Pavlos G. Lagoudakis is a Greek and Russian physicist. He is a Distinguished Professor and Provost at the Skolkovo Institute of Science and Technology (Skoltech).

== Early life and education ==
Lagoudakis completed his undergraduate studies (B.Sc. in Physics) at the University of Athens, Greece, graduating in 2000. He was awarded his Doctor of Philosophy (PhD in Physics) in 2003 from the University of Southampton, United Kingdom. During his postgraduate research he investigated the physics of exciton-polaritons in semiconductor microcavities under the supervision of Jeremy Baumberg. He subsequently conducted postdoctoral research at LMU Munich, Germany, focusing on the optoelectronic properties of organic semiconductors and colloidal nanoparticles.

== Academic career ==
In 2006, Lagoudakis was awarded a Roberts Fellowship and joined the Department of Physics and Astronomy at the University of Southampton, UK, as a lecturer. In 2008, he was appointed to a personal chair (2008-2024) and later became Director for Research in the Department of Physics and Astronomy (2013–2019). Between 2011 and 2014, he chaired the University’s Nanoscience Research Strategy Group. Between 2013-2014, he was a visiting professor at the École Polytechnique Fédérale de Lausanne, Switzerland. In 2008, he was awarded a JSPS academic research fellowship at the University of Hokkaido, Japan, where he collaborated with Oliver Wright. In 2016, he established the Hybrid Photonics Laboratory at Skoltech. Between 2024 and 2025, Lagoudakis has served as a Distinguished Professor, Director of the Center for Photonic Science and Engineering, and Senior Vice President for Basic Research at Skoltech. Since 2025, Lagoudakis is serving as Provost for Research and Education at Skoltech.

== Research ==
Lagoudakis’s research spans light–matter interactions, hybrid photonic systems, and quantum fluids of light.

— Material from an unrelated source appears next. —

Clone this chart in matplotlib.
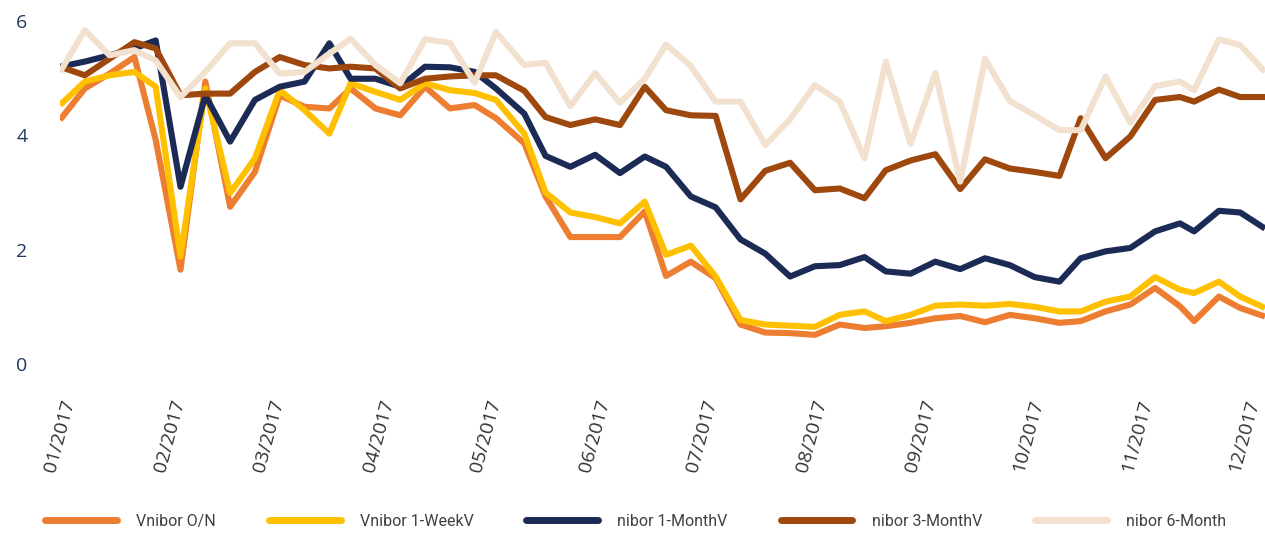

== Awards and recognition ==
- IUPAP Young Scientist Prize in Quantum Electronics (2011) – for contributions to polaritonics and hybrid photonics
- VYZOV Prize for Future Technologies (2023) – for pioneering work in polariton-based computing and creation of optical transistors

== Affiliations ==
- Skolkovo Institute of Science and Technology – Distinguished Professor, Director of the Center for Photonic Science & Engineering, Provost for Research and Education.
- University of Southampton – Former Professor of Physics, Department of Physics and Astronomy.